MUMBAI: The insurance regulator’s chief on Tuesday cautioned banks against mis-selling of insurance products, stating that a lot of ills have crept into the bancassurance system.
Irdai chief Debasish Panda said that banks have relationships with customers for generations because of which there is a trust that the branch would sell them right product at the right price. “We all need to sit together and thrash out the matter so that we restore the confidence and this becomes a low-cost distribution model. You do not have to run after customers, you have to give them an option. I believe there is merit in the system, but we have to do it with caution so that you don’t forget your activity and start selling only insurance. It should be incidental,” said Panda. He was speaking at the SBI Conclave here.

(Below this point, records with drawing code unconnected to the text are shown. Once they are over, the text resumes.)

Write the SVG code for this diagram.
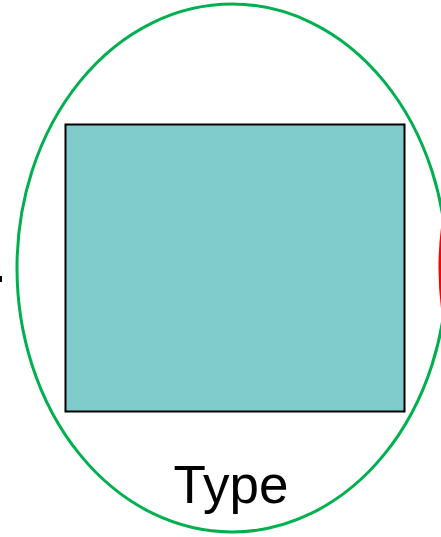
<svg xmlns="http://www.w3.org/2000/svg" width="441" height="537" viewBox="0 0 441 537">
<style>
.lbl{font-family:"Liberation Sans",Arial,sans-serif;fill:#000}
</style>
<rect width="441" height="537" fill="#fff"/>
<g id="connectors">
<line x1="0" y1="279" x2="2" y2="279" stroke="#000" stroke-width="6"/>
</g>
<g id="other">
<ellipse cx="655" cy="268" rx="215" ry="264" fill="none" stroke="#ff0000" stroke-width="3"/>
</g>
<g id="type">
<ellipse cx="232" cy="268" rx="215" ry="264" fill="none" stroke="#00b050" stroke-width="3"/>
<rect x="65.5" y="124.5" width="339" height="287" fill="#80cbcb" stroke="#000" stroke-width="2"/>
<text class="lbl" x="231" y="503" font-size="53" text-anchor="middle">Type</text>
</g>
</svg>
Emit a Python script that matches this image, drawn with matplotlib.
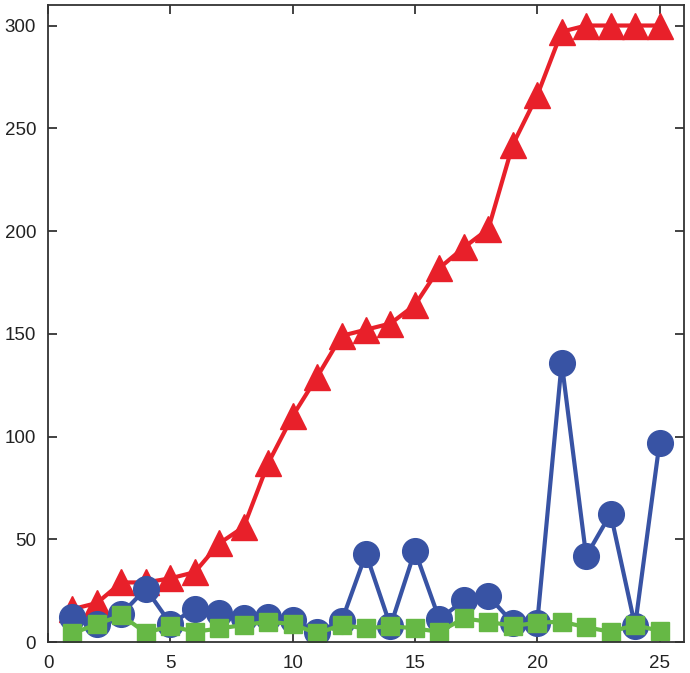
import numpy as np
import matplotlib.pyplot as plt

plt.rcParams['font.family'] = ['Liberation Sans', 'DejaVu Sans']

# data
x = np.arange(1, 26)
red = [16, 19, 29, 29, 31, 34, 48, 56, 87, 110, 129, 149, 152, 155, 164,
       182, 192, 201, 242, 266, 297, 300, 300, 300, 300]
blue = [12, 8.7, 13.6, 26, 9, 16, 14, 11.5, 12, 10.7, 5, 10, 43, 7.8, 44.4,
        11, 20.4, 22.4, 9.4, 9.4, 136, 41.8, 62.5, 7.8, 97]
green = [4.2, 8.7, 13, 4.5, 7.8, 5, 6.6, 8.3, 9.9, 8.7, 4.2, 8.3, 6.6, 7.8,
         6.6, 5, 11.5, 9.9, 7.8, 9.4, 9.9, 7.2, 5, 8.3, 5.4]

fig = plt.figure(figsize=(6.9, 6.73), dpi=100)
ax = fig.add_axes([0.0696, 0.046, 0.9217, 0.9466])

ax.plot(x, red, color='#e8202a', lw=3, marker='^', ms=19)
ax.plot(x, blue, color='#3853a4', lw=3, marker='o', ms=18.5)
ax.plot(x, green, color='#66b845', lw=3, marker='s', ms=12.5)

ax.set_xlim(0, 26)
ax.set_ylim(0, 310)
ax.set_xticks(range(0, 26, 5))
ax.set_yticks(range(0, 301, 50))
ax.tick_params(direction='in', length=6.5, width=1.2, top=True, right=True,
               labelsize=13.5, colors='#222222')
ax.tick_params(axis='x', pad=9.5)
ax.tick_params(axis='y', pad=8.5)
for s in ax.spines.values():
    s.set_linewidth(1.3)
    s.set_color('#333333')

fig.savefig('out.png', dpi=100)
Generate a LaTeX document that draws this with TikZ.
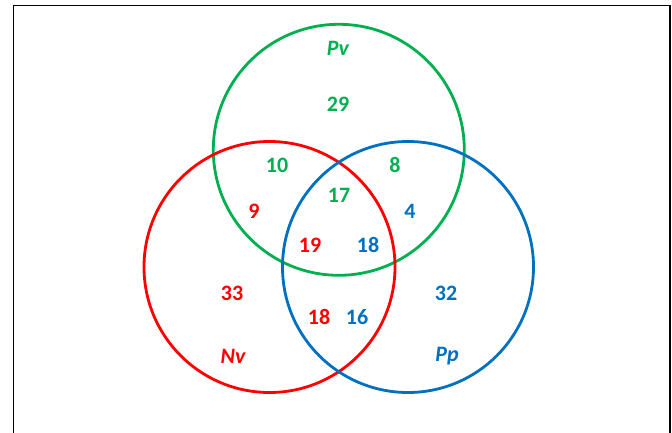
\documentclass[tikz,border=0pt]{standalone}
\usepackage{fontspec}
\setmainfont{Carlito}
\usepackage{tikz}
\usetikzlibrary{positioning}
\usepackage{xcolor}
\definecolor{pvgreen}{HTML}{00B050}
\definecolor{nvred}{HTML}{FF0000}
\definecolor{ppblue}{HTML}{0070C0}

\begin{document}
\begin{tikzpicture}[x=1pt,y=-1pt,
    every set/.style={circle,draw,line width=2.8pt,minimum size=251pt,inner sep=0pt},
    count/.style={font=\fontsize{22}{26}\selectfont\bfseries,inner sep=0pt},
    setname/.style={font=\fontsize{22}{26}\selectfont\bfseries\itshape,inner sep=0pt}]
    \useasboundingbox (0,0) rectangle (672,433);
    \draw[line width=1.3pt] (13.5,433) -- (13.5,5.5) -- (670,5.5) -- (670,433);

    \node[every set,pvgreen] (pv) at (338.8,149.8) {};
    \node[every set,nvred]   (nv) at (269.5,267) {};
    \node[every set,ppblue]  (pp) at (408,267) {};

    \node[setname,pvgreen] (pvname) at (338,48)  {Pv};
    \node[setname,nvred]   (nvname) at (233,356) {Nv};
    \node[setname,ppblue]  (ppname) at (447,356) {Pp};

    \node[count,pvgreen] (g29) at (338,104) {29};
    \node[count,pvgreen] (g10) at (277,165) {10};
    \node[count,pvgreen] (g8)  at (395,165) {8};
    \node[count,pvgreen] (g17) at (339,195) {17};
    \node[count,nvred]   (r9)  at (254,211) {9};
    \node[count,ppblue]  (b4)  at (410,211) {4};
    \node[count,nvred]   (r19) at (310,245) {19};
    \node[count,ppblue]  (b18) at (368,245) {18};
    \node[count,nvred]   (r33) at (232,293) {33};
    \node[count,ppblue]  (b32) at (446,293) {32};
    \node[count,nvred]   (r18) at (319,317) {18};
    \node[count,ppblue]  (b16) at (357,317) {16};
\end{tikzpicture}
\end{document}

Panda’s comments come close on the heels of FM Nirmala Sitharaman’s caution against mis-selling and echoes her stance that banks should stick to their primary activity. In the past, there have been instances of banks asking even senior citizen customers to park their savings in schemes of insurance companies. Shares of life insurance companies fell sharply on Tuesday after Sitharaman’s comments as banks are the biggest distributors for private life companies and any curbs could lead to a drop in sales.
Last year the Irdai’s amended product regulations placed the onus on insurance companies to ensure that companies take reasonable care to ensure suitability of the policy to the prospects/policyholders. This shifted the onus to the insurer to ensure that the policy is suitable to the needs of the customer and ensure that they have the wherewithal to pay renewal premium.
Panda said that the number of regulations in the sector has been significantly reduced from over 100 to just 20, of which only 15 apply to the industry, as the remaining five are internal to organizations. These regulations are principle-based, offering more flexibility. Morever, over 375 circulars have been repealed, and more than 80 returns have been simplified, aiming to encourage innovation, ease business operations, and lower compliance burdens.
Boards now have greater autonomy to make business and operational decisions independently, as many redundant prior approvals from the regulator have been eliminated. Processes have been streamlined across various areas, including entering the insurance sector, launching products, managing expenses, raising capital, and investing assets. This provides more opportunities and flexibility, especially for new entrants, he said. Earlier in his speech, Panda said that the Indian insurance sector is the 10th largest globally and is projected to become the sixth biggest within 7-8 years.